Unlike more common supernovae, which are
not quite so massive and collapse under their gravity into black holes
after they exhaust their nuclear fuel, the more massive SG 2006gy is
thought to have exploded and spewed matter out into space with such
violence, intensity and brightness that 240 million years later we are
witnessing it here on Earth.
The science behind the explosion of SG
2006gy is a matter of conjecture for physicists. However, back in the
real world, both scientists and lay persons are now looking towards a
massive star called Eta Carinae in our own galaxy, the Milky Way.
Eta
Carinae, a comparitive near neighbour just 7500 light years away, is
thought to be of a similar size to the star that spawned SN 2006gy.
What's more, Eta Carinae has already demonstrated itself in recent
history to be a highly unstable and volatile beast.
Discovered
by Edmund Halley in 1677, Eta Carinae, visible in the Southern
Hemisphere, has brightened, subsided and brightened again by many
orders of magnitude over the past three centuries.

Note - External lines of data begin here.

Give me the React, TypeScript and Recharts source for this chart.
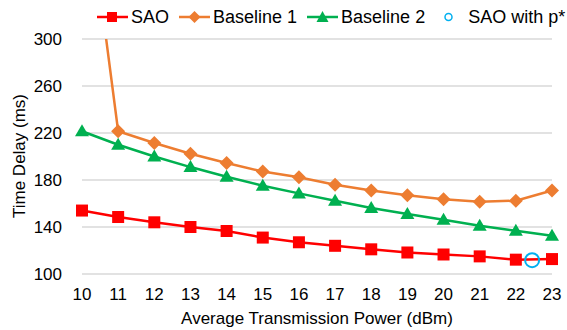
import { ComposedChart, Line, Scatter, XAxis, YAxis, CartesianGrid, Legend } from 'recharts';

const powers = [10, 11, 12, 13, 14, 15, 16, 17, 18, 19, 20, 21, 22, 23];
const sao = [154, 148.5, 144, 140, 136.6, 131, 127, 124, 121, 118.3, 116.6, 115, 112.2, 112.7];
const baseline1 = [458, 221.5, 211.5, 202.4, 194.4, 187.2, 182.3, 176, 171, 167, 163.6, 161.5, 162.4, 171];
const baseline2 = [221.5, 210, 200, 191, 182.8, 175.1, 168.6, 162.4, 156.2, 151, 146.2, 141.1, 136.8, 132.6];
const optimalPower = [22.45];
const optimalDelay = [111.8];

const yTicks = [100, 140, 180, 220, 260, 300];

const RED = '#FF0000';
const ORANGE = '#ED7D31';
const GREEN = '#00B050';
const BLUE = '#00B0F0';

const FONT = '"Liberation Sans", Arial, sans-serif';

const data = powers.map((p, i) => ({
  power: p,
  sao: sao[i],
  baseline1: baseline1[i],
  baseline2: baseline2[i],
}));

const starData = optimalPower.map((p, i) => ({ power: p, delay: optimalDelay[i] }));

const SquareDot = (props: any) => {
  const { cx, cy } = props;
  if (cx == null || cy == null) return null;
  return <rect x={cx - 6} y={cy - 6} width={12} height={12} fill={RED} />;
};

const DiamondDot = (props: any) => {
  const { cx, cy } = props;
  if (cx == null || cy == null) return null;
  return <polygon points={`${cx},${cy - 7} ${cx + 7},${cy} ${cx},${cy + 7} ${cx - 7},${cy}`} fill={ORANGE} />;
};

const TriangleDot = (props: any) => {
  const { cx, cy } = props;
  if (cx == null || cy == null) return null;
  return <polygon points={`${cx},${cy - 7} ${cx + 7},${cy + 5} ${cx - 7},${cy + 5}`} fill={GREEN} />;
};

const CircleDot = (props: any) => {
  const { cx, cy } = props;
  if (cx == null || cy == null) return null;
  return <circle cx={cx} cy={cy} r={7} fill="none" stroke={BLUE} strokeWidth={2} />;
};

const legendItems = [
  { name: 'SAO', color: RED, kind: 'square' },
  { name: 'Baseline 1', color: ORANGE, kind: 'diamond' },
  { name: 'Baseline 2', color: GREEN, kind: 'triangle' },
  { name: 'SAO with p*', color: BLUE, kind: 'circle' },
];

const LegendIcon = ({ kind, color }: { kind: string; color: string }) => (
  <svg width={31} height={16} style={{ display: 'block', flexShrink: 0 }}>
    {kind !== 'circle' && <line x1={0} y1={8} x2={31} y2={8} stroke={color} strokeWidth={2.5} />}
    {kind === 'square' && <rect x={10} y={3} width={10} height={10} fill={color} />}
    {kind === 'diamond' && <polygon points="15.5,2 21.5,8 15.5,14 9.5,8" fill={color} />}
    {kind === 'triangle' && <polygon points="15.5,2 21.5,13 9.5,13" fill={color} />}
    {kind === 'circle' && <circle cx={15.5} cy={8} r={3.5} fill="none" stroke={color} strokeWidth={1.5} />}
  </svg>
);

const renderLegend = () => (
  <div
    style={{
      display: 'flex',
      alignItems: 'center',
      paddingLeft: 97,
      height: 22,
      whiteSpace: 'nowrap',
      fontFamily: FONT,
      fontSize: 18,
      color: '#000',
      lineHeight: '22px',
    }}
  >
    {legendItems.map((item) => (
      <div key={item.name} style={{ display: 'flex', alignItems: 'center', flexShrink: 0, marginRight: item.kind === 'triangle' ? 8 : 10 }}>
        <LegendIcon kind={item.kind} color={item.color} />
        <span style={{ marginLeft: item.kind === 'circle' ? 4 : 3 }}>{item.name}</span>
      </div>
    ))}
  </div>
);

const YTitle = () => (
  <text
    x={19}
    y={156}
    transform="rotate(-90 19 156)"
    textAnchor="middle"
    dominantBaseline="central"
    fontFamily={FONT}
    fontSize={17}
    fill="#000"
  >
    Time Delay (ms)
  </text>
);

export default function App() {
  return (
    <div style={{ position: 'absolute', left: 0, top: 0, background: '#fff' }}>
      <ComposedChart width={567} height={330} data={data} margin={{ top: 17, right: 15, bottom: 0, left: 0 }}>
        <CartesianGrid vertical={false} stroke="#d9d9d9" strokeWidth={1.5} />
        <XAxis
          dataKey="power"
          type="number"
          domain={[10, 23]}
          ticks={powers}
          interval={0}
          axisLine={false}
          tickLine={false}
          tickSize={0}
          tickMargin={14}
          height={56}
          tick={{ fill: '#000', fontSize: 17, fontFamily: FONT }}
          label={{ value: 'Average Transmission Power (dBm)', position: 'insideBottom', offset: 6, fill: '#000', fontSize: 17, fontFamily: FONT }}
        />
        <YAxis
          type="number"
          domain={[100, 300]}
          ticks={yTicks}
          allowDataOverflow
          axisLine={false}
          tickLine={false}
          tickSize={0}
          tickMargin={20}
          width={82}
          tick={{ fill: '#000', fontSize: 17, fontFamily: FONT }}
          label={<YTitle />}
        />
        <Legend verticalAlign="top" content={renderLegend} wrapperStyle={{ top: 6, left: 0, width: 567 }} />
        <Line dataKey="sao" name="SAO" stroke={RED} strokeWidth={2.5} dot={<SquareDot />} activeDot={false} isAnimationActive={false} />
        <Line dataKey="baseline1" name="Baseline 1" stroke={ORANGE} strokeWidth={2.5} dot={<DiamondDot />} activeDot={false} isAnimationActive={false} />
        <Line dataKey="baseline2" name="Baseline 2" stroke={GREEN} strokeWidth={2.5} dot={<TriangleDot />} activeDot={false} isAnimationActive={false} />
        <Scatter data={starData} dataKey="delay" name="SAO with p*" shape={<CircleDot />} isAnimationActive={false} />
      </ComposedChart>
    </div>
  );
}
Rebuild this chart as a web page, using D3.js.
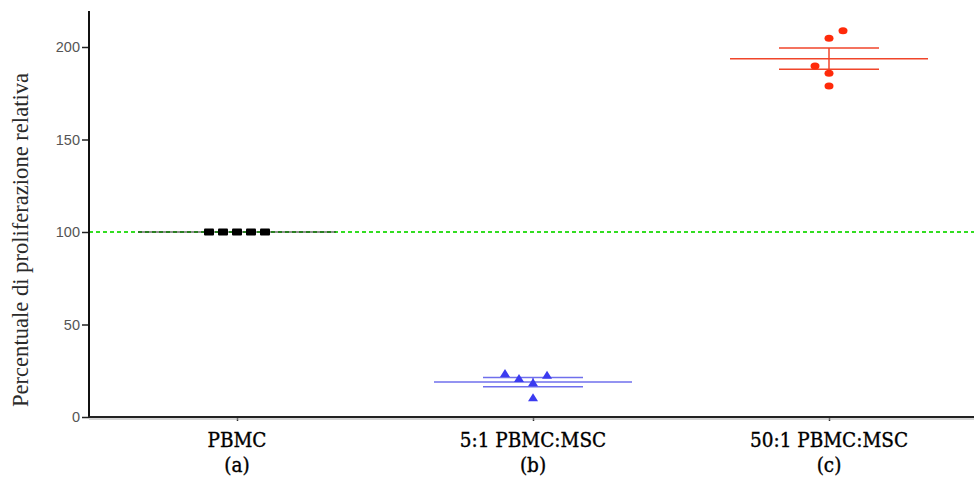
<!DOCTYPE html>
<html><head><meta charset="utf-8">
<script src="https://cdn.jsdelivr.net/npm/d3@7"></script>
<style>body{margin:0;background:#fff}svg{display:block}</style>
</head><body>
<svg id="c" width="974" height="479"></svg>
<script>
const categories = ["PBMC", "5:1 PBMC:MSC", "50:1 PBMC:MSC"];
const subLabels = ["(a)", "(b)", "(c)"];
const yTicks = [0, 50, 100, 150, 200];
const pbmcValues = [100, 100, 100, 100, 100];
const ratio5Values = [23.2, 20.5, 18.2, 22.3, 10.1];
const ratio50Values = [204.7, 208.8, 189.7, 185.8, 178.9];
// column slot of each point within its group (scatter spread)
const pbmcSlots = [-2, -1, 0, 1, 2];
const ratio5Slots = [-2, -1, 0, 1, 0];
const ratio50Slots = [0, 1, -1, 0, 0];
const means = [100, 18.9, 193.7];
const sems = [0, 2.5, 5.7];
const referenceValue = 100;

const groups = [
  {cat: categories[0], values: pbmcValues, slots: pbmcSlots, color: "#000000", line: "#222", shape: "square"},
  {cat: categories[1], values: ratio5Values, slots: ratio5Slots, color: "#3b3bf0", line: "#6f6fec", shape: "triangle"},
  {cat: categories[2], values: ratio50Values, slots: ratio50Slots, color: "#ff2a0a", line: "#f0452a", shape: "ellipse"}
];

const svg = d3.select("#c");
const mLeft = 89, mBottom = 417, mTop = 11, mRight = 977;
const x = d3.scalePoint().domain(categories).range([mLeft, mRight]).padding(0.5);
const y = d3.scaleLinear().domain([0, 200]).range([mBottom, 47]);
const slotW = 14;

// reference dashed line
svg.append("line")
  .attr("x1", mLeft).attr("x2", 974)
  .attr("y1", y(referenceValue)).attr("y2", y(referenceValue))
  .attr("stroke", "#33dd22").attr("stroke-width", 2).attr("stroke-dasharray", "4,3");

groups.forEach((g, i) => {
  const cx = x(g.cat);
  const m = means[i], s = sems[i];
  const G = svg.append("g");
  G.append("line").attr("x1", cx - 99).attr("x2", cx + 99)
    .attr("y1", y(m)).attr("y2", y(m))
    .attr("stroke", g.line).attr("stroke-width", i === 0 ? 1.2 : 1.5);
  if (s > 0) {
    [m + s, m - s].forEach(v => {
      G.append("line").attr("x1", cx - 50).attr("x2", cx + 50)
        .attr("y1", y(v)).attr("y2", y(v))
        .attr("stroke", g.line).attr("stroke-width", 1.5);
    });
    G.append("line").attr("x1", cx).attr("x2", cx)
      .attr("y1", y(m + s)).attr("y2", y(m - s))
      .attr("stroke", g.line).attr("stroke-width", 1.5);
  }
  g.values.forEach((v, j) => {
    const px = cx + g.slots[j] * slotW, py = y(v);
    if (g.shape === "square") {
      G.append("rect").attr("x", px - 5).attr("y", py - 3.5).attr("width", 10).attr("height", 7)
        .attr("rx", 1).attr("fill", g.color);
    } else if (g.shape === "triangle") {
      G.append("path").attr("d", `M${px},${py - 5}L${px + 5},${py + 3}L${px - 5},${py + 3}Z`)
        .attr("fill", g.color);
    } else {
      G.append("ellipse").attr("cx", px).attr("cy", py).attr("rx", 4.5).attr("ry", 3.5)
        .attr("fill", g.color);
    }
  });
});

// y axis
const ya = svg.append("g").attr("transform", `translate(${mLeft},0)`)
  .call(d3.axisLeft(y).tickValues(yTicks).tickSize(7).tickPadding(2).tickSizeOuter(0));
ya.select(".domain").remove();
ya.append("line").attr("x1", 0).attr("x2", 0).attr("y1", mTop).attr("y2", mBottom + 1)
  .attr("stroke", "#111").attr("stroke-width", 2);
ya.selectAll(".tick line").attr("stroke", "#222").attr("stroke-width", 1.5);
ya.selectAll(".tick text").attr("font-family", "Liberation Sans, Arial, sans-serif")
  .attr("font-size", 14.5).attr("fill", "#555");

// x axis
const xa = svg.append("g").attr("transform", `translate(0,${mBottom})`)
  .call(d3.axisBottom(x).tickSize(4).tickSizeOuter(0).tickFormat(""));
xa.select(".domain").remove();
xa.append("line").attr("x1", mLeft - 1).attr("x2", 974).attr("y1", 0).attr("y2", 0)
  .attr("stroke", "#222").attr("stroke-width", 2);
xa.append("line").attr("x1", mLeft).attr("x2", 974).attr("y1", 2).attr("y2", 2)
  .attr("stroke", "#aaa").attr("stroke-width", 1);
xa.selectAll(".tick line").attr("stroke", "#333").attr("stroke-width", 1.5);

// category labels
categories.forEach((c, i) => {
  svg.append("text").attr("x", x(c)).attr("y", 447).attr("text-anchor", "middle")
    .attr("font-family", "DejaVu Serif Condensed, DejaVu Serif, serif").attr("font-size", 20.5)
    .attr("fill", "#000").attr("stroke", "#000").attr("stroke-width", 0.35).text(c);
  svg.append("text").attr("x", x(c)).attr("y", 472).attr("text-anchor", "middle")
    .attr("font-family", "DejaVu Serif Condensed, DejaVu Serif, serif").attr("font-size", 20.5)
    .attr("fill", "#000").attr("stroke", "#000").attr("stroke-width", 0.35).text(subLabels[i]);
});

// y title
svg.append("text").attr("transform", "translate(28,240) rotate(-90)")
  .attr("text-anchor", "middle")
  .attr("font-family", "Liberation Serif, Times New Roman, serif").attr("font-size", 23)
  .attr("textLength", 334).attr("lengthAdjust", "spacingAndGlyphs")
  .attr("fill", "#2a2a2a").text("Percentuale di proliferazione relativa");
</script>
</body></html>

In the 1840s, it was
one of the brightest stars in the sky and, after a period of subsiding,
it brightened again during the late 1990s and can currently be seen
with the naked eye.
The question that scientists are now asking
is whether Eta Carinae is about to erupt in a massive supernova
explosion like SN 2006gy. Or rather, did it happen around 7500 years
ago, prior to the time of the ancient Egyptians? If so, we'll know
pretty soon when the light from the event finally reaches us.
"We
don't know for sure if Eta Carinae will explode soon, but we had better
keep a close eye on it just in case," said Mario Livio of the Space
Telescope Science Institute in Baltimore. "Eta Carinae's explosion
could be the best star-show in the history of modern civilization."
What
does "best star-show in history" mean exactly? Well, according to some
astronomers, if the recently observed explosion of the star that
resulted in supernova SN 2006gy has occurred with Eta Carinae just 7500
light years away, then life on Earth should not be affected - that's
good to know. However, those of us who live the Southern Hemisphere,
will be able to read books at night by Eta Carinae's starlight! At
least we'll be able to save on electricity bills.